Voy a volver a abrir las alas e inaugurar las páginas blancas como un inmaculado campo blanco en espera de su tipografía

Jorge F. Hernández
Jorge F Hernández

Vuelo para volver pero no me voy. Vuelvo volando para revolver el trastero donde hace un año quedaron resguardados libros, ropa, recuadros y recuerdos. Allá, mis hijos y la urgencia constante de abrazarlos. Hace doce meses volvía a México sin imaginar que sólo mi hermana y un amigo de veras me salvarían del abismo y hoy vuelvo a Madrid con una novela cuya trama concluye en Madrid y la España entera (aunque no han dicho si piensan venderla en esos escenarios) y dejo dos libros al filo de la imprenta para volver a México en cuanto termine de volver a Madrid para sellar párrafos pendientes e inaugurar páginas de una nueva vida inédita e impredecible.

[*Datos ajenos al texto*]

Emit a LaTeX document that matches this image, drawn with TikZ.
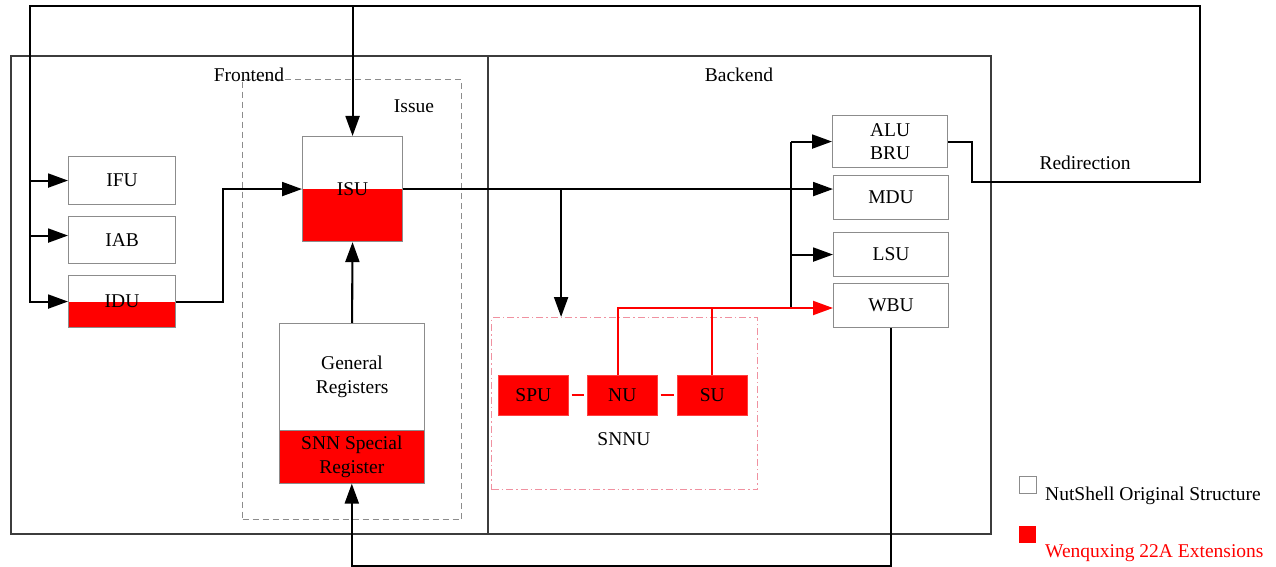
\documentclass[tikz,border=0pt]{standalone}
\usepackage{fontspec}
\setmainfont{Liberation Serif}
\usetikzlibrary{arrows.meta}
\definecolor{boxgray}{RGB}{140,140,140}
\definecolor{framegray}{RGB}{60,60,60}
\definecolor{dashgray}{RGB}{140,140,140}
\definecolor{snnpink}{RGB}{240,145,160}
\begin{document}
\begin{tikzpicture}[x=1pt,y=-1pt,
  font=\fontsize{19.5}{23.5}\selectfont,
  box/.style={draw=boxgray, line width=1.1pt, fill=white, anchor=north west, inner sep=0pt, align=center},
  redbox/.style={draw=red!75!white, line width=0.6pt, fill=red, anchor=north west, inner sep=0pt, align=center},
  halfred/.style={path picture={\fill[red] (path picture bounding box.south west) rectangle (path picture bounding box.east);}},
  frame/.style={draw=framegray, line width=1.8pt, anchor=north west, inner sep=0pt},
  conn/.style={line width=2.1pt, black},
  arr/.style={conn, -{Triangle[length=20pt,width=14pt]}},
  redline/.style={line width=2pt, red},
  redarr/.style={redline, -{Triangle[length=20pt,width=14pt]}},
  lbl/.style={inner sep=0pt}
]
\useasboundingbox (0,0) rectangle (1276,567);

% containers
\node[frame, minimum width=477pt, minimum height=478pt] (front) at (10,55) {};
\node[frame, minimum width=503pt, minimum height=478pt] (back) at (487,55) {};
\node[draw=dashgray, line width=1.1pt, dash pattern=on 6pt off 4pt, anchor=north west, inner sep=0pt,
      minimum width=219pt, minimum height=440pt] (issue) at (242,79) {};
\node[draw=snnpink, line width=1.1pt, dash pattern=on 7pt off 3pt on 1.5pt off 3pt, anchor=north west, inner sep=0pt,
      minimum width=266pt, minimum height=172pt] (snnu) at (491,317) {};

% labels
\node[lbl] (lfront) at (249,75) {Frontend};
\node[lbl] (lback) at (739,75) {Backend};
\node[lbl] (lissue) at (414,106) {Issue};
\node[lbl] (lsnnu) at (624,439) {SNNU};
\node[lbl] (lredir) at (1085,163) {Redirection};

% frontend units
\node[box, minimum width=107pt, minimum height=48pt] (ifu) at (68,156) {IFU};
\node[box, minimum width=107pt, minimum height=47pt] (iab) at (68,216) {IAB};
\node[box, halfred, minimum width=107pt, minimum height=52pt] (idu) at (68,275) {IDU};
\node[box, halfred, minimum width=100pt, minimum height=105pt] (isu) at (302,136) {ISU};
\node[box, minimum width=145pt, minimum height=107pt] (gen) at (279,323) {General\\Registers};
\node[redbox, draw=boxgray, minimum width=145pt, minimum height=53pt] (snn) at (279,430) {SNN Special\\Register};

% backend units
\node[box, minimum width=115pt, minimum height=52pt] (alu) at (832,115) {ALU\\BRU};
\node[box, minimum width=115pt, minimum height=44pt] (mdu) at (833,175) {MDU};
\node[box, minimum width=115pt, minimum height=44pt] (lsu) at (833,232) {LSU};
\node[box, minimum width=115pt, minimum height=44pt] (wbu) at (833,283) {WBU};

\node[redbox, minimum width=70pt, minimum height=40pt] (spu) at (498,375) {SPU};
\node[redbox, minimum width=70pt, minimum height=40pt] (nu) at (587,375) {NU};
\node[redbox, minimum width=70pt, minimum height=40pt] (su) at (677,375) {SU};

% redirection loop
\coordinate (tl) at (30,6);
\coordinate (tr) at (1200,6);
\coordinate (rd) at (1200,182);
\coordinate (aj) at (972,182);
\draw[arr] (alu.east) -- (alu.east -| aj) -- (aj) -- (rd) -- (tr) -- (tl) -- (tl |- idu.west) -- (idu.west);
\draw[arr] (tl |- ifu.west) -- (ifu.west);
\draw[arr] ([yshift=4.5pt]iab.west -| tl) -- ([yshift=4.5pt]iab.west);
\draw[arr] (isu.north |- tl) -- (isu.north);

% frontend flow
\draw[arr] (idu.east) -- ([xshift=47pt]idu.east) |- (isu.west);
\draw[arr] (gen.north) -- (isu.south);

% issue to backend
\draw[arr] (isu.east) -- (isu.east -| mdu.west);
\draw[arr] ([xshift=158pt]isu.east) -- ([xshift=158pt]isu.east |- snnu.north);
\coordinate (bus) at (791,308);
\draw[conn] (bus |- alu.west) -- (bus);
\draw[arr] (bus |- alu.west) -- (alu.west);
\draw[arr] (bus |- lsu.west) -- (lsu.west);

% SNNU internals
\draw[redline, shorten <=3pt, shorten >=3pt] (spu.east) -- (nu.west);
\draw[redline, shorten <=3pt, shorten >=3pt] (nu.east) -- (su.west);
\draw[redarr] ([xshift=-4pt]nu.north) -- ([xshift=-4pt]nu.north |- bus) -- (wbu.west |- bus);
\draw[redline] (su.north) -- (su.north |- bus);

% writeback
\draw[arr] (wbu.south) -- ([yshift=-238pt]wbu.south) -| (snn.south);

% legend
\node[draw=boxgray, fill=white, line width=1.1pt, minimum size=17pt, inner sep=0pt, anchor=north west] (lg1) at (1019,476) {};
\node[lbl, anchor=west] (lt1) at (1045,496) {NutShell Original Structure};
\node[fill=red, minimum size=17pt, inner sep=0pt, anchor=north west] (lg2) at (1019,526) {};
\node[lbl, anchor=west, text=red] (lt2) at (1045,553) {Wenquxing 22A Extensions};
\end{tikzpicture}
\end{document}
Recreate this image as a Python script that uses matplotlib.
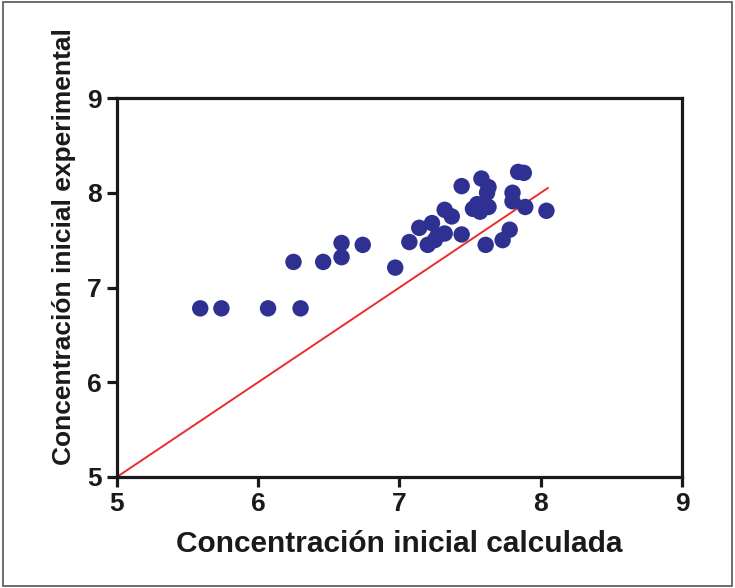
import matplotlib
matplotlib.use("Agg")
import matplotlib.pyplot as plt

# calculated vs experimental initial concentration
calc = [5.59, 5.74, 6.07, 6.30,
        6.25, 6.46, 6.59, 6.59, 6.74, 6.97,
        7.07, 7.14, 7.23, 7.20, 7.25, 7.27, 7.32, 7.32, 7.37, 7.44,
        7.44, 7.58, 7.63, 7.62, 7.55, 7.52, 7.57, 7.63, 7.61, 7.73, 7.78,
        7.80, 7.80, 7.84, 7.88, 7.89, 8.04]
expe = [6.78, 6.78, 6.78, 6.78,
        7.27, 7.27, 7.47, 7.32, 7.45, 7.21,
        7.48, 7.63, 7.68, 7.45, 7.50, 7.55, 7.57, 7.82, 7.75, 7.56,
        8.07, 8.15, 8.06, 8.00, 7.88, 7.83, 7.80, 7.85, 7.45, 7.50, 7.61,
        8.00, 7.91, 8.22, 8.21, 7.85, 7.81]

# identity line
line_x = [5, 8.05]
line_y = [5, 8.05]

ticks = [5, 6, 7, 8, 9]

fig = plt.figure(figsize=(7.35, 5.88), dpi=100)
# thin frame round the whole picture
fig.patches.append(plt.Rectangle((0.004, 0.004), 0.992, 0.992, transform=fig.transFigure,
                                 fill=False, edgecolor='#555555', linewidth=1.2))

ax = fig.add_axes([0.159, 0.1888, 0.769, 0.6445])
ax.plot(line_x, line_y, color='#ee2b2b', linewidth=1.4, zorder=2)
ax.scatter(calc, expe, s=140, color='#2e3192', edgecolors='none', zorder=3)

ax.set_xlim(5, 9)
ax.set_ylim(5, 9)
ax.set_xticks(ticks)
ax.set_yticks(ticks)

for sp in ax.spines.values():
    sp.set_linewidth(2.3)
    sp.set_color('#1a1a1a')
ax.tick_params(direction='out', length=7, width=2.3, color='#1a1a1a', pad=4)
for lab in ax.get_xticklabels() + ax.get_yticklabels():
    lab.set_family('Liberation Sans')
    lab.set_fontweight('bold')
    lab.set_fontsize(19)
    lab.set_color('#1a1a1a')

ax.set_xlabel('Concentración inicial calculada', family='Liberation Sans',
              fontweight='bold', fontsize=21.5, color='#1a1a1a', labelpad=10)
ax.set_ylabel('Concentración inicial experimental', family='Liberation Sans',
              fontweight='bold', fontsize=19, color='#1a1a1a')
ax.yaxis.set_label_coords(-0.073, 0.607)

fig.savefig('out.png', dpi=100)
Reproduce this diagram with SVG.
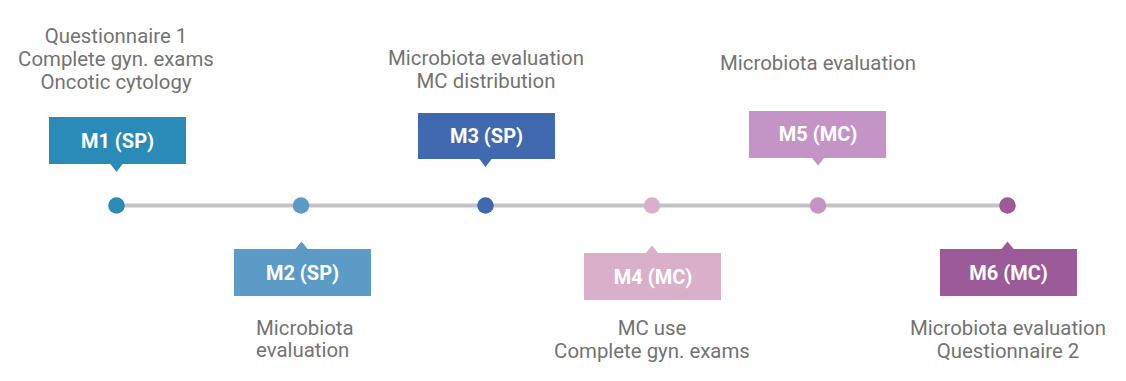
<svg xmlns="http://www.w3.org/2000/svg" width="1126" height="381" viewBox="0 0 1126 381">
<style>
.lbl{font-family:Roboto,"Liberation Sans",sans-serif;font-size:20.4px;fill:#737373;text-anchor:middle}
.bt{font-family:Roboto,"Liberation Sans",sans-serif;font-size:20px;font-weight:bold;fill:#ffffff;text-anchor:middle}
</style>
<rect width="1126" height="381" fill="#ffffff"/>
<g id="connectors">
<line x1="116" y1="205.5" x2="1008" y2="205.5" stroke="#c3c3c3" stroke-width="4"/>
</g>
<g id="m1">
<circle cx="116.5" cy="205.5" r="8.3" fill="#2a8ab8"/>
<rect x="49" y="117" width="137" height="47" fill="#2a8ab8"/>
<polygon points="110,163.5 123,163.5 116.5,172" fill="#2a8ab8"/>
<text class="bt" x="117.5" y="148">M1 (SP)</text>
<text class="lbl" x="116" y="43">Questionnaire 1</text>
<text class="lbl" x="116" y="66">Complete gyn. exams</text>
<text class="lbl" x="116" y="89">Oncotic cytology</text>
</g>
<g id="m2">
<circle cx="301" cy="205.5" r="8.3" fill="#5b9bc6"/>
<rect x="234" y="249" width="137" height="47" fill="#5b9bc6"/>
<polygon points="295,249.5 308,249.5 301.5,241.5" fill="#5b9bc6"/>
<text class="bt" x="302.5" y="280">M2 (SP)</text>
<text class="lbl" x="256" y="335" style="text-anchor:start">Microbiota</text>
<text class="lbl" x="256" y="357" style="text-anchor:start">evaluation</text>
</g>
<g id="m3">
<circle cx="485.5" cy="205.5" r="8.3" fill="#4169b0"/>
<rect x="418" y="113" width="137" height="46" fill="#4169b0"/>
<polygon points="479,158.5 492,158.5 485.5,167" fill="#4169b0"/>
<text class="bt" x="486.5" y="143">M3 (SP)</text>
<text class="lbl" x="486" y="65">Microbiota evaluation</text>
<text class="lbl" x="486" y="88">MC distribution</text>
</g>
<g id="m4">
<circle cx="652" cy="205.5" r="8.3" fill="#d9afca"/>
<rect x="584" y="253" width="137" height="47" fill="#d9afca"/>
<polygon points="645.5,253.5 658.5,253.5 652,245.5" fill="#d9afca"/>
<text class="bt" x="653" y="284">M4 (MC)</text>
<text class="lbl" x="652" y="335">MC use</text>
<text class="lbl" x="652" y="358">Complete gyn. exams</text>
</g>
<g id="m5">
<circle cx="818" cy="205.5" r="8.3" fill="#c394c5"/>
<rect x="749" y="111" width="137" height="47" fill="#c394c5"/>
<polygon points="811.5,157.5 824.5,157.5 818,165.5" fill="#c394c5"/>
<text class="bt" x="818" y="141">M5 (MC)</text>
<text class="lbl" x="818" y="70">Microbiota evaluation</text>
</g>
<g id="m6">
<circle cx="1007.5" cy="205.5" r="8.3" fill="#9b5a98"/>
<rect x="940" y="249" width="137" height="47" fill="#9b5a98"/>
<polygon points="1001,249.5 1014,249.5 1007.5,241.5" fill="#9b5a98"/>
<text class="bt" x="1008.5" y="280">M6 (MC)</text>
<text class="lbl" x="1008" y="335">Microbiota evaluation</text>
<text class="lbl" x="1008" y="358">Questionnaire 2</text>
</g>
</svg>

De ida y vuelta cumplí un año más llorando y riendo el Quijote de un tal Cervantes y amanece mayo con mayores alegrías aunque abril abrió ese enigmático párrafo con el que cierra Cervantes la Segunda Parte de su inmensa novela. Pocas páginas antes de un final fulminante, Don Quijote y Sancho se encuentran en una venta con Don Álvaro Tarfe. Es decir, a principios del siglo XVII (mucho tiempo antes de Woody Allen o la llamada Inteligencia Artificial) Cervantes cocina el encuentro de su Quijote y Sancho nada menos que con un tal Tarfe, personaje morisco y oscuro que aparece en el desdichado Quijote apócrifo firmado cobardemente por un anónimo Avellaneda.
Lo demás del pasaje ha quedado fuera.